Only 5% of US teens get enough sleep, exercise, and time away from screens

Only five percent of US teens are meeting the national recommendations for sleep, exercise, and screen time, a new study finds.

Researchers from the University of Texas Health Science Center at Houston said older teenagers and those who were black and Hispanic were less likely to meet the targets.

And teenage boys are more than two times as likely to get enough rest, fitness and time off screens compared to teen girls. 

‘That’s a pretty dire statistic that they’re not meeting all these recommendations simultaneously,’ first author Dr Gregory Knell, a postdoctoral research fellow at the University of Texas Health Science Center at Houston, told DailyMail.com.

‘It could have a significant effect on their physical health, emotional well-being and performance in school.’

A new study has found that just one in 20 US teens are meeting the national recommendations for sleep, physical activity and screen times (file image)

For the study, published in the Journal of the American Medical Association Pediatrics, the team looked at 60,000 American high school students between 2011 and 2017 from the Youth Risk Behavior Surveillance Survey.
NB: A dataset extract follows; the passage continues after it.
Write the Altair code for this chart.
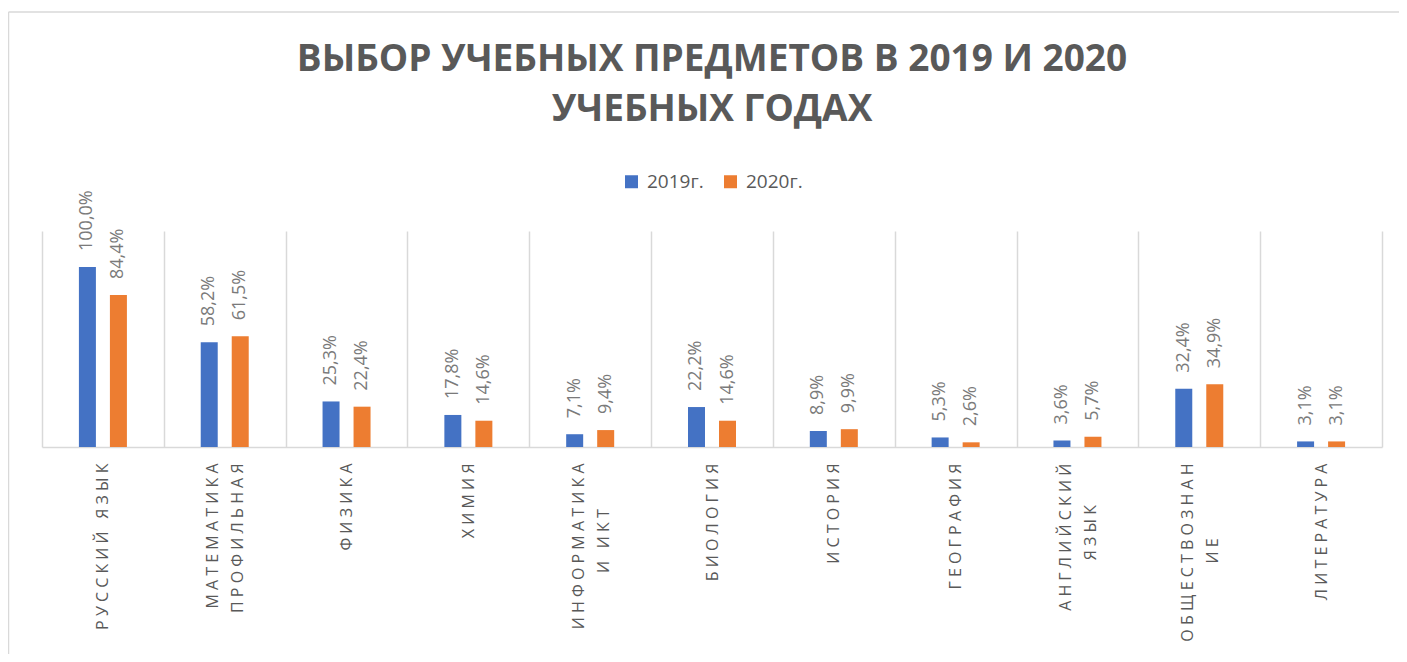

The survey is conducted by the Centers for Disease Control and Prevention and state health departments, and looks at six categories of health-related behaviors that lead to death and disability in adolescents and young adults.
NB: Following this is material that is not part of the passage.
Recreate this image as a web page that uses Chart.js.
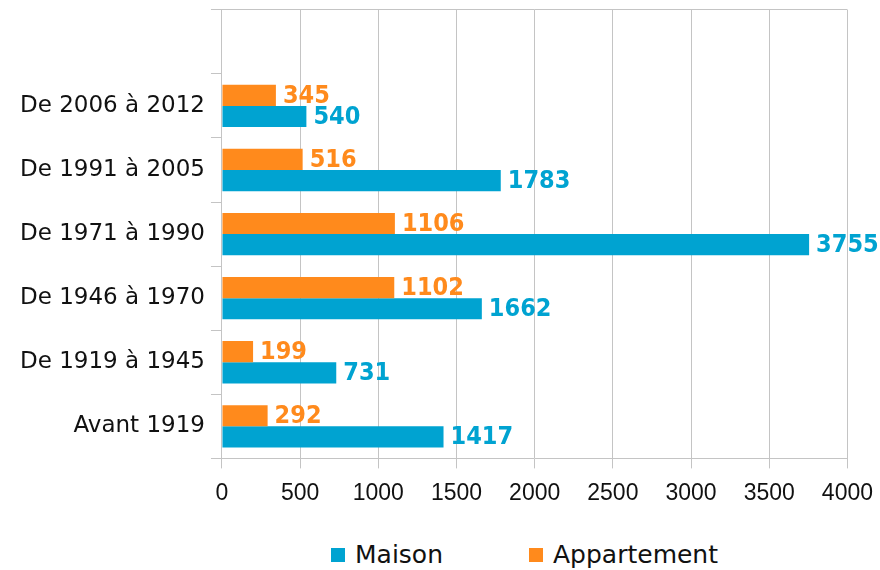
<!DOCTYPE html>
<html>
<head>
<meta charset="utf-8">
<title>Logements par période de construction</title>
<style>
  body { margin: 0; background: #fff; }
  .wrap { position: relative; width: 880px; height: 570px; overflow: hidden; }
  .graph { position: absolute; left: 0; top: -10px; width: 884px; height: 528px; }
  /* légende en HTML sous le graphique */
  .legende {
    position: absolute; left: 331px; top: 540px;
    display: flex; align-items: center;
    font-family: "DejaVu Sans", sans-serif; font-size: 25px; color: #111;
  }
  .legende span.item { display: flex; align-items: center; margin-right: 86px; }
  .legende span.carre { display: inline-block; width: 14px; height: 14px; margin-right: 10px; }
</style>
</head>
<body>
<div class="wrap">
  <div class="graph"><canvas id="chart"></canvas></div>
  <div class="legende" id="legende"></div>
</div>
<script src="https://cdn.jsdelivr.net/npm/chart.js"></script>
<script>
// données (de haut en bas, la première ligne est vide)
const periodes = ['', 'De 2006 à 2012', 'De 1991 à 2005', 'De 1971 à 1990', 'De 1946 à 1970', 'De 1919 à 1945', 'Avant 1919'];
const maison = [null, 540, 1783, 3755, 1662, 731, 1417];
const appartement = [null, 345, 516, 1106, 1102, 199, 292];
const xTicks = [0, 500, 1000, 1500, 2000, 2500, 3000, 3500, 4000];

const bleu = '#00a3d1';
const orange = '#ff8a1c';
const gris = '#c4c4c4';

// étiquettes de valeur au bout des barres
const valeurs = {
  id: 'valeurs',
  afterDatasetsDraw(chart) {
    const ctx = chart.ctx;
    ctx.save();
    ctx.font = 'bold 25px "DejaVu Sans Condensed", "DejaVu Sans"';
    ctx.textBaseline = 'middle';
    ctx.textAlign = 'left';
    chart.data.datasets.forEach((ds, i) => {
      const meta = chart.getDatasetMeta(i);
      if (meta.hidden) return;
      ctx.fillStyle = ds.backgroundColor;
      meta.data.forEach((bar, j) => {
        const v = ds.data[j];
        if (v == null) return;
        ctx.fillText(String(v), bar.x + 7, bar.y + 1);
      });
    });
    ctx.restore();
  }
};

const chart = new Chart(document.getElementById('chart'), {
  type: 'bar',
  data: {
    labels: periodes,
    datasets: [
      { label: 'Appartement', data: appartement, backgroundColor: orange },
      { label: 'Maison', data: maison, backgroundColor: bleu }
    ]
  },
  options: {
    indexAxis: 'y',
    responsive: true,
    maintainAspectRatio: false,
    animation: false,
    categoryPercentage: 0.66,
    barPercentage: 1.0,
    layout: { padding: { left: 14, right: 5, top: 0, bottom: 0 } },
    plugins: {
      tooltip: { enabled: false },
      legend: { display: false }
    },
    scales: {
      x: {
        min: 0,
        max: 4000,
        afterBuildTicks: (axis) => { axis.ticks = xTicks.map(v => ({ value: v })); },
        grid: { color: gris, tickLength: 10, lineWidth: 1 },
        border: { color: gris },
        ticks: {
          color: '#111',
          padding: 11,
          font: { family: 'Liberation Sans', size: 23 },
          callback: (v) => String(v)
        }
      },
      y: {
        grid: {
          offset: true,
          color: (c) => c.index === 0 ? gris : 'rgba(0,0,0,0)',
          tickColor: gris,
          tickLength: 11
        },
        border: { color: gris },
        ticks: {
          color: '#111',
          padding: 6,
          font: { family: 'DejaVu Sans', size: 23 }
        }
      }
    }
  },
  plugins: [valeurs]
});

// légende : Maison puis Appartement
const legende = document.getElementById('legende');
chart.data.datasets.slice().reverse().forEach(ds => {
  const item = document.createElement('span');
  item.className = 'item';
  const carre = document.createElement('span');
  carre.className = 'carre';
  carre.style.background = ds.backgroundColor;
  item.appendChild(carre);
  item.appendChild(document.createTextNode(ds.label));
  legende.appendChild(item);
});
</script>
</body>
</html>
The National Sleep Foundation recommends children between ages 14 and 18 get eight to 10 hours of sleep every night.

Meanwhile, the US Department of Health and Human Services suggests at least one hour of moderate or vigorous exercise every day and less than two hours of screen time per day.

However, the researchers found that just one in 20 teens were meeting the national recommendations.   

‘We pretty know how those behaviors are important individually, but evidence suggests the combination of all three are even more important for health,’ said Dr Knell.

‘I think we all anticipated this prevalence statistic would be low, but not five percent.’

When it came down to differences in sex, three percent of girls and seven percent of boys met all three goals.

Dr Knell says understanding why will be a topic for future studies, but hypothesizes that it could be that girls have a harder time meeting the physical activity level. 

‘On a population level, girls tend to be less active then boys,’ he said. 

Several studies have shown that not getting enough sleep puts teens at risk of poor academic performance and obesity. They are also more likely to engage in risky behavior and develop substance abuse.

An October 2018 study from Brigham and Women’s Hospital in Boston, Massachusetts, found teenagers who regularly got less than six hours sleep each night were twice as likely to smoke, drink or take drugs. 

The new study also looked at other attributes that could be linked to teens’ sleep, physical activity and screen time.

Researchers found that teens between ages 16 and 17 were less likely to meet all three targets than those aged 14 and younger.

Additionally, black, Hispanic and Asian youth had a higher risk of not meeting the recommendations compared to their white peers.

‘We would only be able to hypothesize why we see these subgroups not meeting targets,’ said Dr Knell.

‘Previous studies that have looked at sleep have cited socioeconomic status, cultural differences, parenting practices, home environment as reasons for the discrepancy.’

For future research, the authors say they would like to study how much parenting style and home environment have an effect on these behaviors.

‘We know that the home environment, micro-scale home environment – computer screens in the bedroom, video games in the bedroom, phones – have an effect on screen time surely, but also sleep and maybe physical activity as well.’ 

The team also urges parents to model healthy behavior for their children and to make small changes gradually.

‘You don’t have to make life-altering drastic changes to have a positive effect,’ said Dr Knell.

‘Small changes can have an effect. We hypothesize a little bit of physical activity will change sedentary time and will in turn change sleep.’